The typical lifespan of a red blood cell is 3 to 4 months.
This means the A1C can be used to determine blood glucose status for the past 3-4 months.
When blood glucose rises, some of the glucose attaches permanently to the hemoglobin in red blood cells, which lasts for the lifetime of the red blood cell.
An average blood glucose level corresponds to an A1C result of less than 5.7%.
An A1C level greater than 6.5% indicates diabetes. Between 5.7 and 6.5% is prediabetes. An estimated average glucose level, eAG, measured in concentration units:
- Milligrams per deciliter
- Millimoles per liter
It can be calculated and often reported in addition to the A1C percentage. Estimated Average Glucose (eAG) is interesting because it helps doctors link A1C to the average blood sugar over the past 3 to 4 months.
Here’s the formula:
28.7 x HbA1c — 46.7 = eAG (in mg/dl)
I had a patient in the ICU one time with an A1C of 16.
That means they were walking around with a blood sugar of over 400 for the past 3 months. Yikes
The point is:
A1C is an essential lab value used to help managing diabetes. For a diabetic patient, the goal is to get A1C down below 7%.
However, when setting goals with your doctor, your age and other health conditions must be considered.
Typically, younger patients who don’t have low glucose issues (hypoglycemia) need less stringent goals to avoid diabetes complications in the future.
If you have frequent low-glucose episodes or an increased age, you will typically have a higher goal.
So keep in mind:
Several factors affect the accuracy of your A1C test result.
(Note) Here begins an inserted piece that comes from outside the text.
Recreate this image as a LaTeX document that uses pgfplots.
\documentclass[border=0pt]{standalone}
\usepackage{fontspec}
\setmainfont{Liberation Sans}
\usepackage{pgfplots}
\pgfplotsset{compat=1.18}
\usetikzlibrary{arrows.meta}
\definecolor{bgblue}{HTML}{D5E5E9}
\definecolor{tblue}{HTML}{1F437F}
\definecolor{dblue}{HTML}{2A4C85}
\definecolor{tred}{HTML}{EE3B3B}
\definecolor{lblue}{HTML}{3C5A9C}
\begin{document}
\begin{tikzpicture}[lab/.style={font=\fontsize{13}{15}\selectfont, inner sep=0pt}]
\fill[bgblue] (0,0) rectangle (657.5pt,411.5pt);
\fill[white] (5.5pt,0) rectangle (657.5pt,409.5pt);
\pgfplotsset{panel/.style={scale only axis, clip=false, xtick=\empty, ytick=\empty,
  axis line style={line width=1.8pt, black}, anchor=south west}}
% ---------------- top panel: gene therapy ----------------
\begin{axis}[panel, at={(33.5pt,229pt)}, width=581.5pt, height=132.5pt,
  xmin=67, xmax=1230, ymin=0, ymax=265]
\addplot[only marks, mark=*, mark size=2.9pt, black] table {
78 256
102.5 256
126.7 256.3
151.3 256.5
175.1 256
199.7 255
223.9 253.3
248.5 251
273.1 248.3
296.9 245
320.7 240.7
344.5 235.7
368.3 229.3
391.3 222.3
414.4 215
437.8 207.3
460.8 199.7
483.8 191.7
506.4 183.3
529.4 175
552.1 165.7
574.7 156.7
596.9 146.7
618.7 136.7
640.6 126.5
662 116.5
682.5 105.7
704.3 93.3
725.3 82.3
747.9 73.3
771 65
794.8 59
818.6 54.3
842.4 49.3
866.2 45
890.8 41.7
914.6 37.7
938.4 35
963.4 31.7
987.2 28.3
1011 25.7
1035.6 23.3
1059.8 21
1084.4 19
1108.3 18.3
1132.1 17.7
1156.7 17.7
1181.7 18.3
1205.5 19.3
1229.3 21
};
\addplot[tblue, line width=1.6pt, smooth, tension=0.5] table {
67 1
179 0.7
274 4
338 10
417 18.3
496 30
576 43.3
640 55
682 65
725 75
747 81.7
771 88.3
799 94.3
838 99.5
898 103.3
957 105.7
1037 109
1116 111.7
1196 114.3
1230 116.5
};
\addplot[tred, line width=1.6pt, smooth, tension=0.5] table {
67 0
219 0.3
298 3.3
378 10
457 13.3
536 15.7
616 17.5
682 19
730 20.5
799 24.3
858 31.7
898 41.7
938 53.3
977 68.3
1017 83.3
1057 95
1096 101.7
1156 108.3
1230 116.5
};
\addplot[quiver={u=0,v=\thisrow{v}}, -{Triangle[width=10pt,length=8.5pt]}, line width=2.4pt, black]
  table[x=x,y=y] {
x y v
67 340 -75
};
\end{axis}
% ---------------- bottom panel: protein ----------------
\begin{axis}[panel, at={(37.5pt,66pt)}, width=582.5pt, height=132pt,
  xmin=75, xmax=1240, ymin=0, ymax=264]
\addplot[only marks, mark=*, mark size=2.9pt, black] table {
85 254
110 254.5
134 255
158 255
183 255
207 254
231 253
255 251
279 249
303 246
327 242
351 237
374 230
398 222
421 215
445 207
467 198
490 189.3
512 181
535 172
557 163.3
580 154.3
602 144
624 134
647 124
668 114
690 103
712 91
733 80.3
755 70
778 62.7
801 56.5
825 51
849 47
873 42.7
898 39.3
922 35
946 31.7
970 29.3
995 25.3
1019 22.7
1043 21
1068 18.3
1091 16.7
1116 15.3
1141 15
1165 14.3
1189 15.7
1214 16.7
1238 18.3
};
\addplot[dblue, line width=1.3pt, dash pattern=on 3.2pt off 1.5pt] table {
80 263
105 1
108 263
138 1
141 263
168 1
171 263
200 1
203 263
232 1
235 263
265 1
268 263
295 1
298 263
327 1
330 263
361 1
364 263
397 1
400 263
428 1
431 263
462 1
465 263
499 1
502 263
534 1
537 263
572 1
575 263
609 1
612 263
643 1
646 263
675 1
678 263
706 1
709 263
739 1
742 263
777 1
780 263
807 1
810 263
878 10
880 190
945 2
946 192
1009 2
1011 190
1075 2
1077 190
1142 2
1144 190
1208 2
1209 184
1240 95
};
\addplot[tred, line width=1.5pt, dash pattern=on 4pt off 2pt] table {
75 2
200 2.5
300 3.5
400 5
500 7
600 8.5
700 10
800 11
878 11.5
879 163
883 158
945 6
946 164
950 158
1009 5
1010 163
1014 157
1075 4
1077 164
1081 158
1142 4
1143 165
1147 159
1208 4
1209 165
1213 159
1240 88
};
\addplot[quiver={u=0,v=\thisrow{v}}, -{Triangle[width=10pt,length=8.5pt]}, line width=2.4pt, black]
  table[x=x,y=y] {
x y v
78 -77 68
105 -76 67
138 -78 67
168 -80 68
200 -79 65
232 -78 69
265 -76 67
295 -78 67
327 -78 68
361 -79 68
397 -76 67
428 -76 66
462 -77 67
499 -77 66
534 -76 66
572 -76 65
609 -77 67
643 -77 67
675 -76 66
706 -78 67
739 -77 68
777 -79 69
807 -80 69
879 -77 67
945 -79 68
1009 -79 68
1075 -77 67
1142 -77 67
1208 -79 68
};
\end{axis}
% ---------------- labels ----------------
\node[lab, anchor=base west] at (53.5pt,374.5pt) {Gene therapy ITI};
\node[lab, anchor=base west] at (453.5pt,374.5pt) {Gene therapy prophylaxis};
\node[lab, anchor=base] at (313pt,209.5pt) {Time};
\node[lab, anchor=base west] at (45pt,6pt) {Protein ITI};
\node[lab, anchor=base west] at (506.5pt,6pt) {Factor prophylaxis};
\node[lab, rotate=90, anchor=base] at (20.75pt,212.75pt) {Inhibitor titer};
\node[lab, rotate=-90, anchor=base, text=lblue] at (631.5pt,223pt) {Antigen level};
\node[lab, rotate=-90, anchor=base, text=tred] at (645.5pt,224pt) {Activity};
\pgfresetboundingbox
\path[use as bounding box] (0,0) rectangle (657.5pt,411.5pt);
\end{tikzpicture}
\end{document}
People with blood disorders, such as:
- Sickle cell disease
- Thalassemia or
- Hemolytic anemia
… may have a lower than expected A1C.
This is due to the shorter lifespan of red blood cells. On the other hand, iron deficiency anemia is associated with increased red blood cell lifespan and falsely high A1C measurements.
Speaking of lifespan:
If you had access to a single data point and needed to predict someone’s odds of dying…
What would you choose?
The mainstream view would probably be cholesterol. I’d choose insulin resistance.
A team of researchers had a similar idea.
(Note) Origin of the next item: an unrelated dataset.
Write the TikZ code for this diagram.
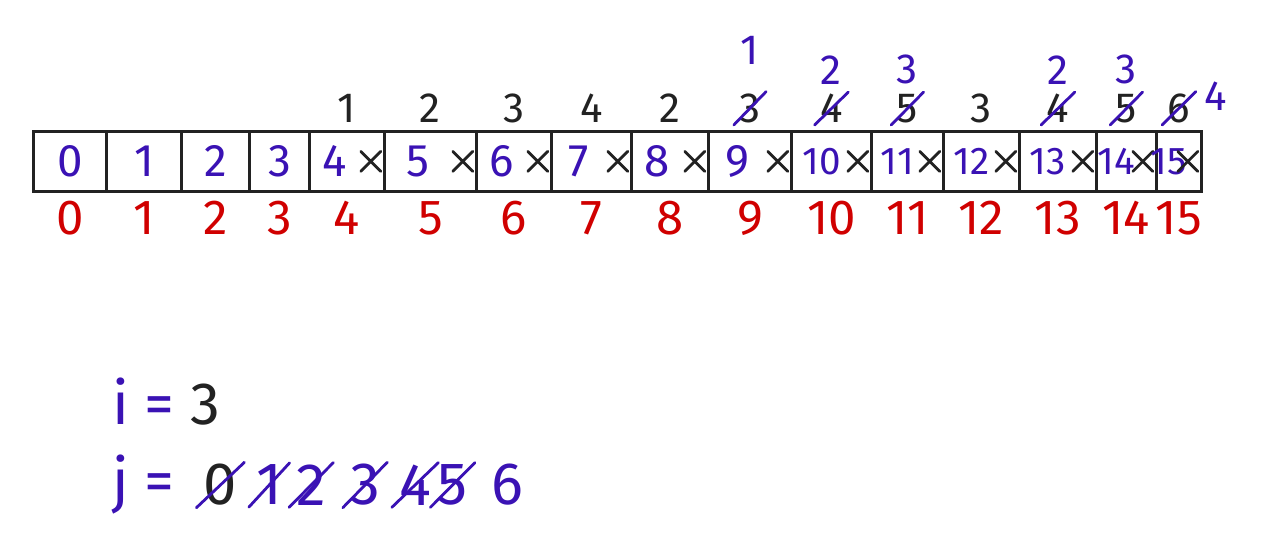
\documentclass[tikz,border=0pt]{standalone}
\usepackage{fontspec}
\setmainfont{Fira Sans}
\usetikzlibrary{positioning}
\definecolor{ink}{HTML}{3A12B4}
\definecolor{idx}{HTML}{D00000}
\definecolor{pen}{HTML}{222222}

\begin{document}
\begin{tikzpicture}[x=0.02cm,y=-0.02cm,
    cellbox/.style={draw=pen,line width=1.6pt,minimum height=1.2cm,inner sep=0pt},
    val/.style={text=ink,font=\fontsize{26}{26}\selectfont,inner sep=0pt},
    idxnum/.style={text=idx,font=\fontsize{28}{28}\selectfont},
    count/.style={text=pen,font=\fontsize{24}{24}\selectfont,inner sep=1pt},
    fix/.style={text=ink,font=\fontsize{24}{24}\selectfont,inner sep=1pt},
    varline/.style={font=\fontsize{34}{34}\selectfont,inner sep=1pt},
    strike/.style={draw=ink,line width=1.6pt,line cap=round},
    xmark/.style={draw=pen,line width=1.6pt,line cap=round}]
  \useasboundingbox (0,0) rectangle (1280,558);

  % the array, its values and its indices
  \foreach \n/\l/\r in {0/32/105,1/105/180,2/180/248,3/248/308,4/308/383,
      5/383/475,6/475/550,7/550/630,8/630/707,9/707/790,10/790/870,
      11/870/942,12/942/1018,13/1018/1095,14/1095/1155,15/1155/1200}{
    \node[cellbox,anchor=north west,minimum width={(\r-\l)*0.02cm}]
      (c\n) at (\l,130) {};
    \node[idxnum,below=0.05cm of c\n] (i\n) {\n};
  }
  \foreach \n in {0,...,3}
    \node[val] (v\n) at (c\n) {\n};
  \foreach \n in {4,...,15}{
    \ifnum\n>9
      \node[val,font=\fontsize{22}{22}\selectfont,xshift=-0.2cm] (v\n) at (c\n) {\n};
    \else
      \node[val,xshift=-0.25cm] (v\n) at (c\n) {\n};
    \fi
    \draw[xmark] ([xshift=-0.5cm,yshift=0.2cm]c\n.east) -- ++(0.4cm,-0.4cm)
      ([xshift=-0.5cm,yshift=-0.2cm]c\n.east) -- ++(0.4cm,0.4cm);
  }

  % counts above the cells
  \foreach \n/\k in {4/1,5/2,6/3,7/4,8/2,9/3,10/4,11/5,12/3,13/4,14/5,15/6}
    \node[count,above=0.1cm of c\n] (t\n) {\k};
  \foreach \n/\k in {10/2,11/3,13/2,14/3}{
    \draw[strike] ([xshift=-2pt]t\n.south west) -- ([xshift=2pt]t\n.north east);
    \node[fix,above=0.12cm of t\n] (u\n) {\k};
  }
  \draw[strike] ([xshift=-2pt]t9.south west) -- ([xshift=2pt]t9.north east);
  \node[fix,above=0.5cm of t9] (u9) {1};
  \draw[strike] ([xshift=-2pt]t15.south west) -- ([xshift=2pt]t15.north east);
  \node[fix,right=0.2cm of t15,yshift=0.25cm] (u15) {4};

  % the two counters
  \node[varline,anchor=west] (ivar) at (110,402)
    {\textcolor{ink}{i =} \textcolor{pen}{3}};
  \node[varline,anchor=west,text=ink] (jvar) at (110,485) {j =};
  \node[varline,text=pen,right=0.5cm of jvar] (j0) {0};
  \node[varline,text=ink,right=0.3cm of j0] (j1) {1};
  \node[varline,text=ink,right=0.2cm of j1] (j2) {2};
  \node[varline,text=ink,right=0.4cm of j2] (j3) {3};
  \node[varline,text=ink,right=0.3cm of j3] (j4) {4};
  \node[varline,text=ink,right=0.05cm of j4] (j5) {5};
  \node[varline,text=ink,right=0.4cm of j5] (j6) {6};
  \foreach \j in {0,...,5}
    \draw[strike] ([xshift=-3pt]j\j.south west) -- ([xshift=3pt]j\j.north east);
\end{tikzpicture}
\end{document}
In their study, dubbed EPIC-Norfolk, they followed over 4500 men aged 45 to 79. They measured their HbA1c.
So what happens when you measure A1c in a group of men and then see who died?
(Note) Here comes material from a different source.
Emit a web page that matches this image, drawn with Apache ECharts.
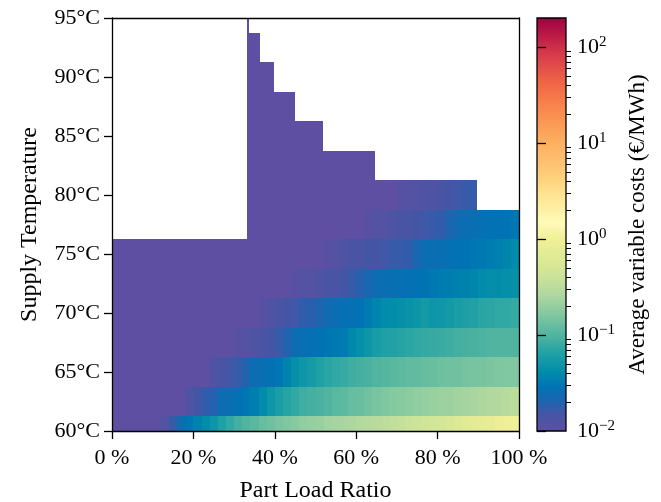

You find some staggering results.
Each 1% increase in HbA1c is associated with a 28% increased risk of death in any given period.
Keep in mind that this is death from any cause.
Two points here (besides the apparent increase in death):
Number 1: When you hear A1c, you usually think of prediabetes and diabetes, right? Turns out, death rates rose even below the level of prediabetes or diabetes.
This means you could be at higher risk of poor outcomes…
Even if your doctor doesn’t think your blood glucose or HbA1c is too high.
Number 2: The increase in death rates was continuous. Any increase in HbA1c means a higher death rate.
This points to causation, not just association.
So if you want to be around for a long time and avoid chronic illness, then taking control of your blood sugar should be your #1 health priority.
Some people may have distinctive forms of hemoglobin that produce falsely high or low results. They include:
- African Americans
- Mediterranean ethnicities or
- Southeast Asians
Certain liver and kidney problems may affect the turnover rate of red blood cells. This will often result in incorrect A1C readings.
Bleeding disorders or a recent blood transfusion will also skew the test results.
Note: A blood sample is taken. No preps are required before this test.